Une visite de l’atelier de Mathieu Cherkit équivaut à un déplacement « sur le motif » puisque les sujets de ses tableaux sont au sein de la maison même de l’artiste, de ses dépendances et du jardin. C’est son terrain de jeu. Le terme est idoine car Cherkit est un artiste qui s’amuse. De chaque tableau, un parfum de jubilation s’échappe. Pas bégueule, il ne cache rien du plaisir qu’il en retire. Cherkit ne fait pas dans la pose, dans l’épate ou l’arrogance d’artiste de cour. C’est ce qui fait qu’il est en train de se positionner – l’air de rien et sans rayer les parquets – comme le peintre majeur de sa génération. Tout est en place pour un Big Bang.

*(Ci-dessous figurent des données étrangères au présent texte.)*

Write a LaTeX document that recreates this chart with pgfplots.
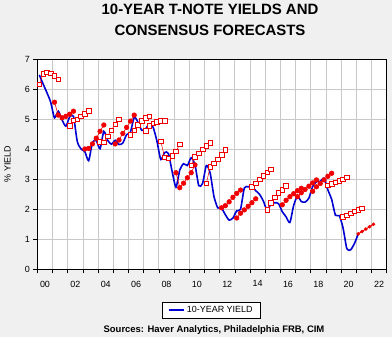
\documentclass[border=0pt]{standalone}
\usepackage{pgfplots}
\pgfplotsset{compat=1.18}
\usepackage{fontspec}
\setmainfont{Liberation Sans}
\definecolor{bg}{RGB}{240,240,240}
\definecolor{gridc}{RGB}{200,200,200}
\definecolor{yblue}{RGB}{0,0,210}
\definecolor{fred}{RGB}{240,0,0}
\pgfplotsset{
  sq/.style={fred, line width=0.5pt, mark=square*, mark size=2.3pt, mark options={fill=white, line width=0.6pt}, forget plot},
  dt/.style={fred, line width=0.6pt, mark=*, mark size=2.3pt, mark options={fill=fred}, forget plot},
}
\begin{document}
\begin{tikzpicture}[x=1bp,y=1bp]
\fill[bg] (0,0) rectangle (392,337);
\node[font=\bfseries\fontsize{15}{18}\selectfont, anchor=base] at (210,322) {10-YEAR T-NOTE YIELDS AND};
\node[font=\bfseries\fontsize{15}{18}\selectfont, anchor=base] at (210,301.3) {CONSENSUS FORECASTS};
\node[font=\fontsize{9}{10}\selectfont, rotate=90] at (7.5,173) {\% YIELD};
\node[font=\bfseries\fontsize{9.5}{11}\selectfont, anchor=base] at (214,4.5) {Sources: Haver Analytics, Philadelphia FRB, CIM};
\begin{axis}[
  at={(37.4bp,67.7bp)}, anchor=south west,
  scale only axis, width=349.3bp, height=210bp,
  xmin=2000, xmax=2023, ymin=0, ymax=7,
  axis background/.style={fill=white},
  axis line style={black, line width=0.8pt},
  xtick={2000,...,2023}, xticklabels={},
  minor x tick num=3,
  extra x ticks={2000.5,2002.5,2004.5,2006.5,2008.5,2010.5,2012.5,2014.5,2016.5,2018.5,2020.5,2022.5},
  extra x tick labels={00,02,04,06,08,10,12,14,16,18,20,22},
  extra x tick style={major tick length=0pt, grid=none, tick label style={yshift=-8bp}},
  ytick={0,...,7},
  grid=major, major grid style={gridc, line width=0.8pt},
  tick align=outside, xtick pos=left, ytick pos=left,
  major tick length=4bp, minor tick length=2.5bp,
  tick style={black, line width=0.6pt},
  tick label style={font=\fontsize{9}{10}\selectfont},
  /pgf/number format/assume math mode=true,
  legend style={at={(0.498,-0.194)}, anchor=center, draw=black, line width=0.6pt, fill=white, font=\fontsize{9}{10}\selectfont, inner xsep=6pt, inner ysep=2pt},
  legend image code/.code={\draw[yblue, line width=1.8pt] (0bp,0bp) -- (15bp,0bp);},
]
\addplot[yblue, line width=1.6pt, smooth, tension=0.4] coordinates {
(2000.125,6.48)(2000.375,6.18)(2000.625,5.89)(2000.875,5.57)
(2001.125,5.05)(2001.375,5.27)(2001.625,4.98)(2001.875,4.77)
(2002.125,5.08)(2002.375,5.10)(2002.625,4.26)(2002.875,4.01)
(2003.125,3.92)(2003.375,3.62)(2003.625,4.23)(2003.875,4.29)
(2004.125,4.02)(2004.375,4.60)(2004.625,4.30)(2004.875,4.17)
(2005.125,4.30)(2005.375,4.16)(2005.625,4.21)(2005.875,4.49)
(2006.125,4.57)(2006.375,5.07)(2006.625,4.90)(2006.875,4.63)
(2007.125,4.68)(2007.375,4.85)(2007.625,4.73)(2007.875,4.26)
(2008.125,3.66)(2008.375,3.89)(2008.625,3.86)(2008.875,3.25)
(2009.125,2.74)(2009.375,3.31)(2009.625,3.52)(2009.875,3.46)
(2010.125,3.72)(2010.375,3.49)(2010.625,2.79)(2010.875,2.86)
(2011.125,3.46)(2011.375,3.21)(2011.625,2.43)(2011.875,2.05)
(2012.125,2.04)(2012.375,1.82)(2012.625,1.64)(2012.875,1.71)
(2013.125,1.95)(2013.375,2.00)(2013.625,2.71)(2013.875,2.75)
(2014.125,2.76)(2014.375,2.62)(2014.625,2.50)(2014.875,2.28)
(2015.125,1.97)(2015.375,2.17)(2015.625,2.22)(2015.875,2.19)
(2016.125,1.92)(2016.375,1.75)(2016.625,1.56)(2016.875,2.13)
(2017.125,2.44)(2017.375,2.26)(2017.625,2.24)(2017.875,2.37)
(2018.125,2.76)(2018.375,2.92)(2018.625,2.93)(2018.875,3.04)
(2019.125,2.65)(2019.375,2.33)(2019.625,1.80)(2019.875,1.79)
(2020.125,1.38)(2020.375,0.69)(2020.625,0.65)(2020.875,0.86)
(2021.125,1.18)
};
\addlegendentry{10-YEAR YIELD}
\addplot[sq] coordinates {(2000.125,6.17)(2000.375,6.51)(2000.625,6.57)(2000.875,6.54)(2001.125,6.45)(2001.375,6.34)};
\addplot[dt] coordinates {(2001.125,5.57)(2001.375,5.14)(2001.625,5.05)(2001.875,5.10)(2002.125,5.17)(2002.375,5.27)};
\addplot[sq] coordinates {(2002.125,4.78)(2002.375,4.97)(2002.625,5.00)(2002.875,5.10)(2003.125,5.18)(2003.375,5.29)};
\addplot[dt] coordinates {(2003.125,4.01)(2003.375,4.03)(2003.625,4.18)(2003.875,4.37)(2004.125,4.60)(2004.375,4.81)};
\addplot[sq] coordinates {(2004.125,4.25)(2004.375,4.23)(2004.625,4.44)(2004.875,4.64)(2005.125,4.84)(2005.375,5.00)};
\addplot[dt] coordinates {(2005.125,4.18)(2005.375,4.31)(2005.625,4.53)(2005.875,4.73)(2006.125,4.94)(2006.375,5.14)};
\addplot[sq] coordinates {(2006.125,4.48)(2006.375,4.64)(2006.625,4.81)(2006.875,4.95)(2007.125,5.05)(2007.375,5.10)};
\addplot[sq] coordinates {(2007.125,4.62)(2007.375,4.78)(2007.625,4.87)(2007.875,4.92)(2008.125,4.95)(2008.375,4.95)};
\addplot[sq] coordinates {(2008.125,4.27)(2008.375,3.73)(2008.625,3.70)(2008.875,3.78)(2009.125,3.93)(2009.375,4.17)};
\addplot[dt] coordinates {(2009.125,3.22)(2009.375,2.72)(2009.625,2.87)(2009.875,3.05)(2010.125,3.22)(2010.375,3.48)};
\addplot[sq] coordinates {(2010.125,3.46)(2010.375,3.75)(2010.625,3.87)(2010.875,4.00)(2011.125,4.11)(2011.375,4.22)};
\addplot[sq] coordinates {(2011.125,2.86)(2011.375,3.42)(2011.625,3.53)(2011.875,3.67)(2012.125,3.81)(2012.375,3.98)};
\addplot[dt] coordinates {(2012.125,2.05)(2012.375,2.12)(2012.625,2.25)(2012.875,2.40)(2013.125,2.53)(2013.375,2.64)};
\addplot[dt] coordinates {(2013.125,1.71)(2013.375,1.87)(2013.625,1.98)(2013.875,2.10)(2014.125,2.22)(2014.375,2.35)};
\addplot[sq] coordinates {(2014.125,2.75)(2014.375,2.87)(2014.625,3.00)(2014.875,3.11)(2015.125,3.23)(2015.375,3.34)};
\addplot[sq] coordinates {(2015.125,1.98)(2015.375,2.22)(2015.625,2.40)(2015.875,2.55)(2016.125,2.65)(2016.375,2.78)};
\addplot[dt] coordinates {(2016.125,2.15)(2016.375,2.30)(2016.625,2.42)(2016.875,2.52)(2017.125,2.62)(2017.375,2.70)};
\addplot[dt] coordinates {(2017.125,2.42)(2017.375,2.55)(2017.625,2.66)(2017.875,2.77)(2018.125,2.88)(2018.375,2.98)};
\addplot[dt] coordinates {(2018.125,2.60)(2018.375,2.75)(2018.625,2.86)(2018.875,2.98)(2019.125,3.10)(2019.375,3.20)};
\addplot[sq] coordinates {(2019.125,2.80)(2019.375,2.85)(2019.625,2.90)(2019.875,2.95)(2020.125,3.00)(2020.375,3.07)};
\addplot[sq] coordinates {(2020.125,1.75)(2020.375,1.80)(2020.625,1.87)(2020.875,1.93)(2021.125,1.98)(2021.375,2.03)};
\addplot[fred, line width=0.9pt, mark=*, mark size=1.3pt, forget plot] coordinates {(2021.125,1.18)(2021.375,1.26)(2021.625,1.34)(2021.875,1.42)(2022.125,1.50)};
\end{axis}
\end{tikzpicture}
\end{document}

Les œuvres vues dans la maison-atelier-motif, exposées en ce moment à la galerie Jean Brolly, sont l’aboutissement de recherches antérieures que les observateurs avisés de la peinture de Cherkit ont pu voir dans des tableautins modestes, mais non moins remarquables, qui ne jouaient pas des coudes pour démontrer combien ils étaient si beaux en ce miroir. Le thème du balcon est un prétexte à décliner des plans, des espaces contradictoires, des perspectives dépravées, les limites du tableau, sa colonisation par d’arrogants envahisseurs – souvent végétaux –, le vide et le plein, l’étouffement et la chute.
De nouvelles pistes formelles sont même esquissées. Ainsi dans ce tableau majeur Solar Garden où un Christ mort emprunté à Holbein – et De Champaigne – semble régénérer une nature luxuriante et surnaturelle. Dans le jardin de la maison, bien sûr. Les perspectives sont soigneusement cubistes – tendance Hockney. Les bordures en ciment des plates-bandes évoquent des stèles miniatures. Comme chez Poussin, on ne sait pas si on a affaire à un géant dans une nature bonsaï ou à une végétation surdéveloppée autour d’un homme dans sa condition de simple espèce animale. L’unique élément de civilisation contemporaine réside dans la discrète porte au fond, sorte de réminiscence de celle d’où le Roi sort théâtralement dans Les Ménines de Velasquez. En toute retenue, sans le crier sous les toits. La suggestion est la suprême élégance du peintre.